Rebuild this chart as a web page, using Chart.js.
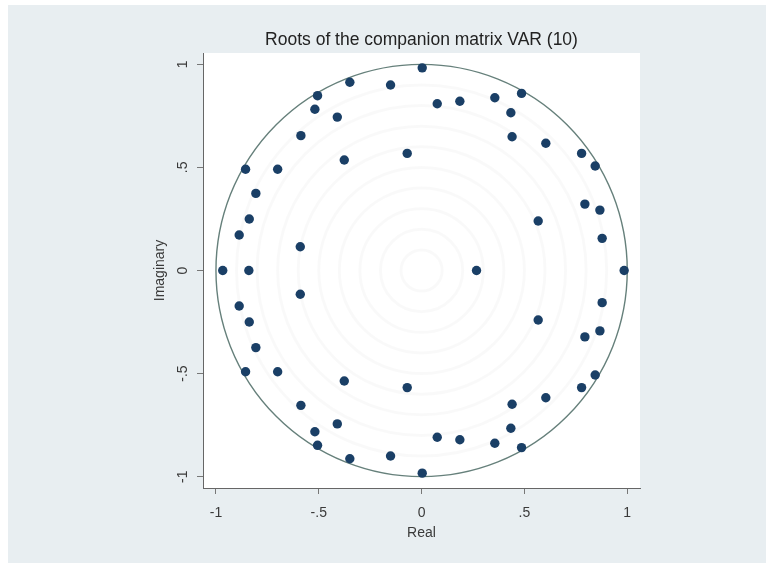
<!DOCTYPE html>
<html>
<head>
<meta charset="utf-8">
<script src="https://cdn.jsdelivr.net/npm/chart.js@4/dist/chart.umd.min.js"></script>
<style>
  html, body { margin: 0; padding: 0; background: #ffffff; }
  #backdrop { position: absolute; left: 8px; top: 5px; right: 0; bottom: 0; background: #e8eef1; }
  #wrap { position: absolute; left: 0; top: 0; width: 766px; height: 563px; }
</style>
</head>
<body>
<div id="backdrop"></div>
<div id="wrap"><canvas id="c" width="766" height="563"></canvas></div>
<script>
// Eigenvalues of the companion matrix (6 variables x 10 lags = 60 roots)
const realParts = [
  0.003, -0.349, -0.151, -0.506, -0.519, -0.410, 0.076, 0.186, 0.356, 0.486,
  0.434, 0.440, 0.604, 0.778, 0.844, 0.794, 0.867, 0.567, 0.878, -0.587,
  -0.376, -0.070, -0.856, -0.700, -0.806, -0.838, -0.887, -0.590,
  0.003, -0.349, -0.151, -0.506, -0.519, -0.410, 0.076, 0.186, 0.356, 0.486,
  0.434, 0.440, 0.604, 0.778, 0.844, 0.794, 0.867, 0.567, 0.878, -0.587,
  -0.376, -0.070, -0.856, -0.700, -0.806, -0.838, -0.887, -0.590,
  0.985, 0.267, -0.967, -0.840
];
const imagParts = [
  0.983, 0.913, 0.900, 0.848, 0.782, 0.744, 0.809, 0.821, 0.838, 0.859,
  0.765, 0.649, 0.617, 0.568, 0.507, 0.322, 0.293, 0.240, 0.156, 0.654,
  0.536, 0.568, 0.491, 0.491, 0.374, 0.250, 0.172, 0.115,
  -0.983, -0.913, -0.900, -0.848, -0.782, -0.744, -0.809, -0.821, -0.838, -0.859,
  -0.765, -0.649, -0.617, -0.568, -0.507, -0.322, -0.293, -0.240, -0.156, -0.654,
  -0.536, -0.568, -0.491, -0.491, -0.374, -0.250, -0.172, -0.115,
  0, 0, 0, 0
];

const xTicks = [-1, -0.5, 0, 0.5, 1];
const xTickLabels = ['-1', '-.5', '0', '.5', '1'];
const yTicks = [-1, -0.5, 0, 0.5, 1];
const yTickLabels = ['-1', '-.5', '0', '.5', '1'];
const guideRadii = [0.1, 0.2, 0.3, 0.4, 0.5, 0.6, 0.7, 0.8, 0.9];
const unitRadius = 1;

const titleText = 'Roots of the companion matrix VAR (10)';
const xTitle = 'Real';
const yTitle = 'Imaginary';

const FONT = '"Liberation Sans", Arial, Helvetica, sans-serif';

const points = realParts.map((re, i) => ({ x: re, y: imagParts[i] }));

// Plot-region fill, concentric guide circles and the unit circle
const circlesPlugin = {
  id: 'circles',
  beforeDatasetsDraw(chart) {
    const { ctx, chartArea, scales } = chart;
    const xs = scales.x, ys = scales.y;
    const cx = xs.getPixelForValue(0), cy = ys.getPixelForValue(0);
    const rx = r => Math.abs(xs.getPixelForValue(r) - cx);
    const ry = r => Math.abs(ys.getPixelForValue(r) - cy);
    ctx.save();
    ctx.beginPath();
    ctx.rect(chartArea.left, chartArea.top, chartArea.right - chartArea.left, chartArea.bottom - chartArea.top);
    ctx.clip();
    ctx.strokeStyle = 'rgba(0,0,0,0.022)';
    ctx.lineWidth = 3;
    guideRadii.forEach(r => {
      ctx.beginPath();
      ctx.ellipse(cx, cy, rx(r), ry(r), 0, 0, Math.PI * 2);
      ctx.stroke();
    });
    ctx.strokeStyle = '#66807b';
    ctx.lineWidth = 1.4;
    ctx.beginPath();
    ctx.ellipse(cx, cy, rx(unitRadius), ry(unitRadius), 0, 0, Math.PI * 2);
    ctx.stroke();
    ctx.restore();
  },
  beforeDraw(chart) {
    const { ctx, chartArea } = chart;
    ctx.save();
    ctx.fillStyle = '#ffffff';
    ctx.fillRect(chartArea.left, chartArea.top, chartArea.right - chartArea.left, chartArea.bottom - chartArea.top);
    ctx.restore();
  }
};

// Title, axis titles and the rotated y tick labels
const textPlugin = {
  id: 'texts',
  afterDraw(chart) {
    const { ctx, chartArea, scales } = chart;
    const midX = (chartArea.left + chartArea.right) / 2;
    const midY = (chartArea.top + chartArea.bottom) / 2;
    ctx.save();
    ctx.textAlign = 'center';
    ctx.textBaseline = 'middle';
    ctx.fillStyle = '#222222';
    ctx.font = '17.5px ' + FONT;
    ctx.fillText(titleText, midX, chartArea.top - 13);

    ctx.fillStyle = '#3a3a3a';
    ctx.font = '14px ' + FONT;
    ctx.fillText(xTitle, midX, chartArea.bottom + 45);

    ctx.save();
    ctx.translate(chartArea.left - 43, midY);
    ctx.rotate(-Math.PI / 2);
    ctx.fillText(yTitle, 0, 0);
    ctx.restore();

    yTicks.forEach((v, i) => {
      const py = scales.y.getPixelForValue(v);
      ctx.save();
      ctx.translate(chartArea.left - 20, py);
      ctx.rotate(-Math.PI / 2);
      ctx.fillText(yTickLabels[i], 0, 0);
      ctx.restore();
    });
    ctx.restore();
  }
};

new Chart(document.getElementById('c'), {
  type: 'scatter',
  data: {
    datasets: [{
      data: points,
      backgroundColor: '#1a3f66',
      borderColor: '#1a3f66',
      pointRadius: 4.7,
      pointHoverRadius: 4.7,
      borderWidth: 0
    }]
  },
  options: {
    responsive: false,
    animation: false,
    events: [],
    layout: { padding: { left: 0, top: 53, right: 126, bottom: 0 } },
    plugins: { legend: { display: false }, tooltip: { enabled: false }, title: { display: false } },
    scales: {
      x: {
        type: 'linear',
        min: -1.063,
        max: 1.062,
        afterBuildTicks: s => { s.ticks = xTicks.map(v => ({ value: v })); },
        afterFit: s => { s.height = 75; },
        grid: { drawOnChartArea: false, drawTicks: true, tickLength: 6, color: '#777777', lineWidth: 1 },
        border: { display: true, color: '#666666', width: 1 },
        ticks: {
          padding: 11,
          color: '#3a3a3a',
          font: { family: FONT, size: 14 },
          maxRotation: 0,
          minRotation: 0,
          callback: v => { const i = xTicks.indexOf(v); return i >= 0 ? xTickLabels[i] : ''; }
        }
      },
      y: {
        type: 'linear',
        min: -1.055,
        max: 1.055,
        afterBuildTicks: s => { s.ticks = yTicks.map(v => ({ value: v })); },
        afterFit: s => { s.width = 203; },
        grid: { drawOnChartArea: false, drawTicks: true, tickLength: 6, color: '#777777', lineWidth: 1 },
        border: { display: true, color: '#666666', width: 1 },
        ticks: { display: false }
      }
    }
  },
  plugins: [circlesPlugin, textPlugin]
});
</script>
</body>
</html>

-------

= Work to complete =
Give again, word for word, every line from the top of the data through the line with "Arial, Helvetica, sans-serif';", both ends included, and exclude the pictures.

= Response to the exercise =
Rebuild this chart as a web page, using Chart.js.
<!DOCTYPE html>
<html>
<head>
<meta charset="utf-8">
<script src="https://cdn.jsdelivr.net/npm/chart.js@4/dist/chart.umd.min.js"></script>
<style>
  html, body { margin: 0; padding: 0; background: #ffffff; }
  #backdrop { position: absolute; left: 8px; top: 5px; right: 0; bottom: 0; background: #e8eef1; }
  #wrap { position: absolute; left: 0; top: 0; width: 766px; height: 563px; }
</style>
</head>
<body>
<div id="backdrop"></div>
<div id="wrap"><canvas id="c" width="766" height="563"></canvas></div>
<script>
// Eigenvalues of the companion matrix (6 variables x 10 lags = 60 roots)
const realParts = [
  0.003, -0.349, -0.151, -0.506, -0.519, -0.410, 0.076, 0.186, 0.356, 0.486,
  0.434, 0.440, 0.604, 0.778, 0.844, 0.794, 0.867, 0.567, 0.878, -0.587,
  -0.376, -0.070, -0.856, -0.700, -0.806, -0.838, -0.887, -0.590,
  0.003, -0.349, -0.151, -0.506, -0.519, -0.410, 0.076, 0.186, 0.356, 0.486,
  0.434, 0.440, 0.604, 0.778, 0.844, 0.794, 0.867, 0.567, 0.878, -0.587,
  -0.376, -0.070, -0.856, -0.700, -0.806, -0.838, -0.887, -0.590,
  0.985, 0.267, -0.967, -0.840
];
const imagParts = [
  0.983, 0.913, 0.900, 0.848, 0.782, 0.744, 0.809, 0.821, 0.838, 0.859,
  0.765, 0.649, 0.617, 0.568, 0.507, 0.322, 0.293, 0.240, 0.156, 0.654,
  0.536, 0.568, 0.491, 0.491, 0.374, 0.250, 0.172, 0.115,
  -0.983, -0.913, -0.900, -0.848, -0.782, -0.744, -0.809, -0.821, -0.838, -0.859,
  -0.765, -0.649, -0.617, -0.568, -0.507, -0.322, -0.293, -0.240, -0.156, -0.654,
  -0.536, -0.568, -0.491, -0.491, -0.374, -0.250, -0.172, -0.115,
  0, 0, 0, 0
];

const xTicks = [-1, -0.5, 0, 0.5, 1];
const xTickLabels = ['-1', '-.5', '0', '.5', '1'];
const yTicks = [-1, -0.5, 0, 0.5, 1];
const yTickLabels = ['-1', '-.5', '0', '.5', '1'];
const guideRadii = [0.1, 0.2, 0.3, 0.4, 0.5, 0.6, 0.7, 0.8, 0.9];
const unitRadius = 1;

const titleText = 'Roots of the companion matrix VAR (10)';
const xTitle = 'Real';
const yTitle = 'Imaginary';

const FONT = '"Liberation Sans", Arial, Helvetica, sans-serif';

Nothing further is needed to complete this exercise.